The fix: stick to audited, established protocols (Uniswap, Curve, Aave). New protocols offering high returns also have higher contract risk. The "extra yield" might be the risk premium for trusting unproven contracts, and the risk sometimes materializes.
Mental model, market making as running a small bank
A bank takes deposits from one party and lends them to another, capturing the spread between deposit rate and loan rate. Done at scale with good risk management, banks are profitable.
A retail trader who tries to "be a bank" without the risk management capabilities loses to better-managed banks. Same risks (default, duration mismatch, liquidity); fewer tools to manage them.
Market making is similar. Pros do it as a business with risk-management infrastructure. Retail doing it casually gets out-competed and adversely selected. Some forms (stable-stable LPing) are accessible; most forms aren't.

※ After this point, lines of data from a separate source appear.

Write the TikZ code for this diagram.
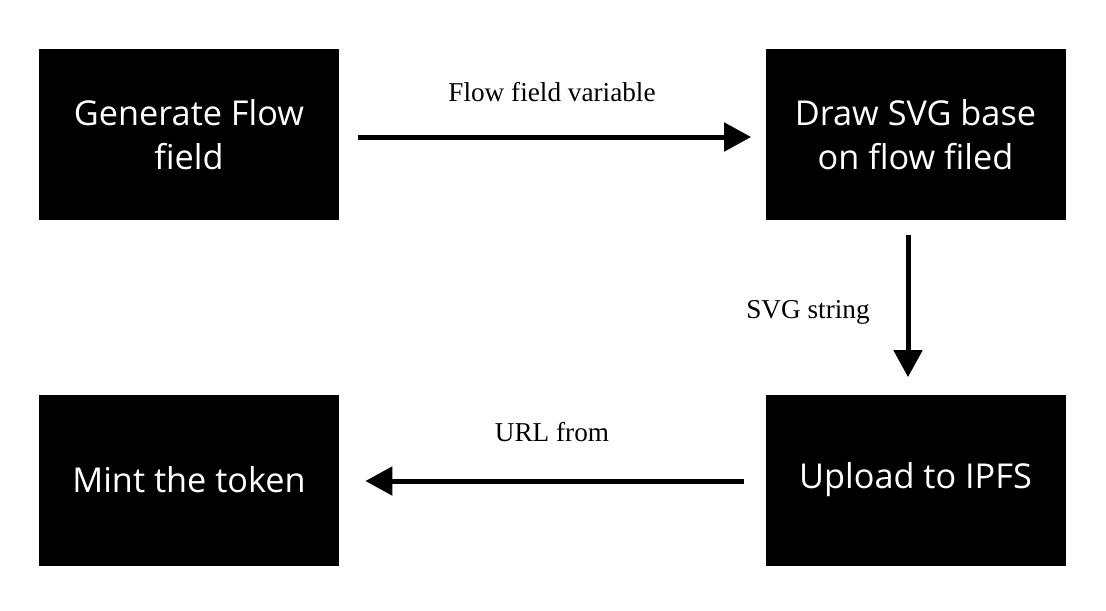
\documentclass[tikz,border=0pt]{standalone}
\usepackage{fontspec}
\setmainfont{Liberation Serif}
\newfontfamily\boxfont{Open Sans}
\usepackage{tikz}
\usetikzlibrary{arrows.meta, positioning, calc}
\definecolor{inkblack}{HTML}{000000}
\definecolor{paperwhite}{HTML}{FFFFFF}

\begin{document}
\begin{tikzpicture}
  \tikzstyle{stp}=[fill=inkblack, draw=none,
    minimum width=6.0cm, minimum height=3.42cm,
    align=center, text=paperwhite,
    font=\boxfont\fontsize{19.5}{25}\selectfont]
  \tikzstyle{lbl}=[font=\fontsize{15.5}{18}\selectfont, text=inkblack]
  \tikzstyle{flow}=[-{Triangle[length=0.54cm,width=0.56cm]},
    line width=0.1cm, inkblack]

  \useasboundingbox (0,0) rectangle (22.12,12.2);

  \node[stp] (gen)  at (3.78,9.51)  {Generate Flow\\field};
  \node[stp] (svg)  at (18.31,9.51) {Draw SVG base\\on flow filed};
  \node[stp] (ipfs) at (18.31,2.6)  {Upload to IPFS};
  \node[stp] (mint) at (3.78,2.6)   {Mint the token};

  \node[lbl] (l1) at (11.04,10.36) {Flow field variable};
  \node[lbl] (l2) at (16.16,5.95)  {SVG string};
  \node[lbl] (l3) at (11.04,3.56)  {URL from};

  \draw[flow,shorten <=0.38cm,shorten >=0.28cm]
    ([yshift=-0.05cm]gen.east) -- ([yshift=-0.05cm]svg.west);
  \draw[flow,shorten <=0.3cm,shorten >=0.34cm]
    ([xshift=-0.15cm]svg.south) -- ([xshift=-0.15cm]ipfs.north);
  \draw[flow,shorten <=0.42cm,shorten >=0.52cm]
    ([yshift=-0.02cm]ipfs.west) -- ([yshift=-0.02cm]mint.east);
\end{tikzpicture}
\end{document}
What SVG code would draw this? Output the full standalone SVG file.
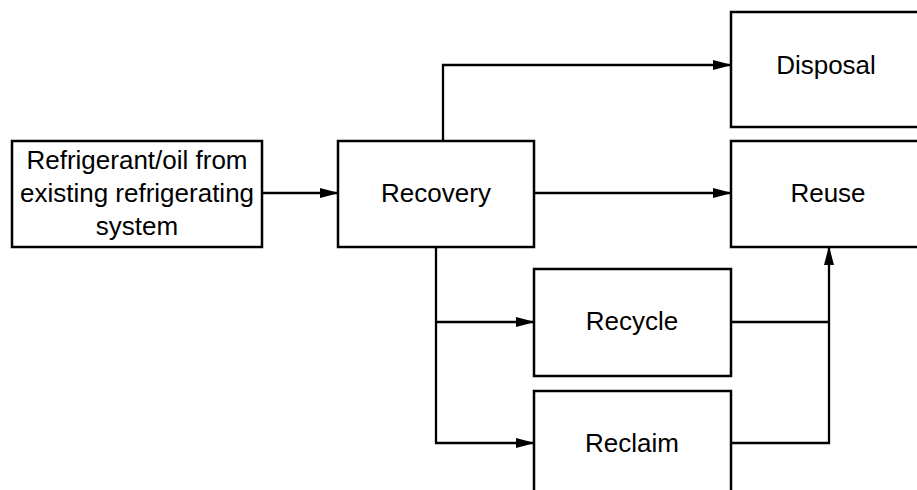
<svg xmlns="http://www.w3.org/2000/svg" width="917" height="490" viewBox="0 0 917 490">
<style>
.box{fill:#fff;stroke:#000;stroke-width:2.5}
.t{font-family:"Liberation Sans",Arial,sans-serif;font-size:26px;fill:#000;text-anchor:middle}
.c{fill:none;stroke:#000;stroke-width:2.3}
</style>
<defs>
<marker id="arr" markerWidth="19" markerHeight="11" refX="18" refY="5" orient="auto" markerUnits="userSpaceOnUse">
<path d="M0,0 L19,5 L0,10 Z" fill="#000"/>
</marker>
</defs>
<g id="source">
<rect class="box" x="12" y="141" width="250" height="106"/>
<text class="t" x="137" y="169">Refrigerant/oil from</text>
<text class="t" x="137" y="202">existing refrigerating</text>
<text class="t" x="137" y="235">system</text>
</g>
<g id="recovery">
<rect class="box" x="338" y="141" width="196" height="106"/>
<text class="t" x="436" y="202">Recovery</text>
</g>
<g id="disposal">
<rect class="box" x="731" y="12" width="192" height="115"/>
<text class="t" x="826" y="74">Disposal</text>
</g>
<g id="reuse">
<rect class="box" x="731" y="141" width="192" height="106"/>
<text class="t" x="828" y="202">Reuse</text>
</g>
<g id="recycle">
<rect class="box" x="534" y="269" width="197" height="107"/>
<text class="t" x="632" y="330">Recycle</text>
</g>
<g id="reclaim">
<rect class="box" x="534" y="391" width="197" height="120"/>
<text class="t" x="632" y="452">Reclaim</text>
</g>
<g id="connectors">
<path class="c" d="M262,193 H338" marker-end="url(#arr)"/>
<path class="c" d="M443,141 V65 H731" marker-end="url(#arr)"/>
<path class="c" d="M534,193 H731" marker-end="url(#arr)"/>
<path class="c" d="M436,247 V443 H534" marker-end="url(#arr)"/>
<path class="c" d="M436,322 H534" marker-end="url(#arr)"/>
<path class="c" d="M731,322 H829"/>
<path class="c" d="M731,443 H829 V247" marker-end="url(#arr)"/>
</g>
</svg>
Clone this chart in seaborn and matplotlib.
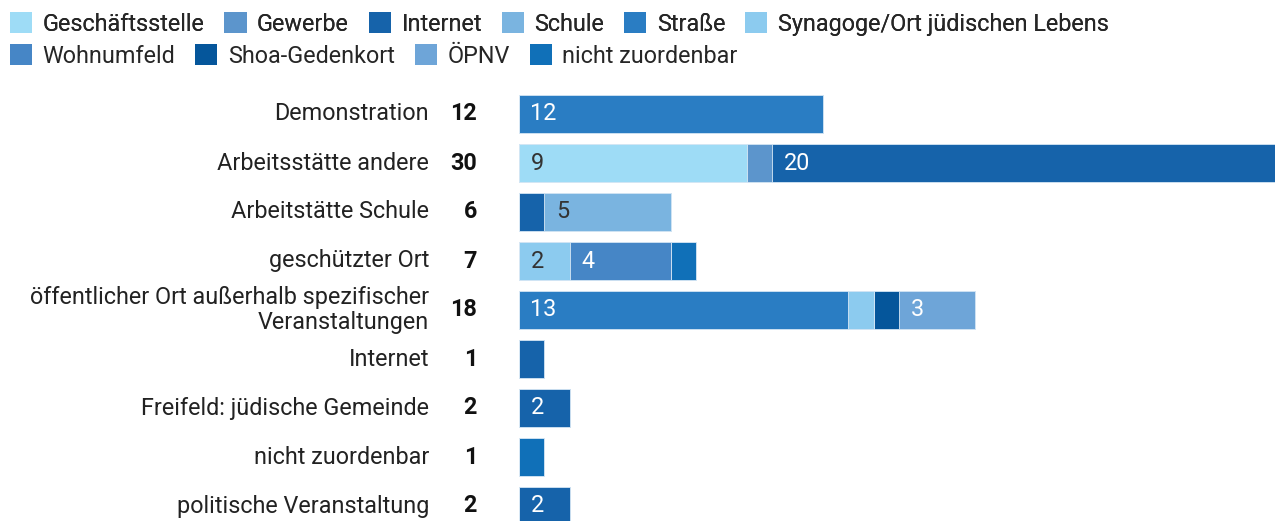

Why this matters for trading
Understanding market making clarifies the structure of the markets you trade in. The MM is the counterparty to most of your fills. Their economics are why spreads exist, why fees structure the way they do, and why liquidity behaves the way it does. For most retail, the right relationship to MMing is "understand it, use the parts that fit (basic LPing on stable pairs), don't try to compete with pros." Hex37's order-book mechanics mirror real exchange MMing dynamics, practicing limit-order patience builds the same intuition pros deploy at scale.
Takeaway
Market makers post bids and asks, earn the spread plus maker rebates. The challenge is inventory risk and adverse selection. Pros manage these with low-latency infrastructure, sophisticated risk models, and hedging. Retail attempts (manual CEX MMing, casual AMM LPing) usually underperform because they can't match the pro infrastructure. Stable-stable LPing and pegged-asset pools are the most retail-accessible forms. High-APR pools are usually misleading on net returns. Don't try to compete with pro MMs on liquid volatile pairs; you'll lose.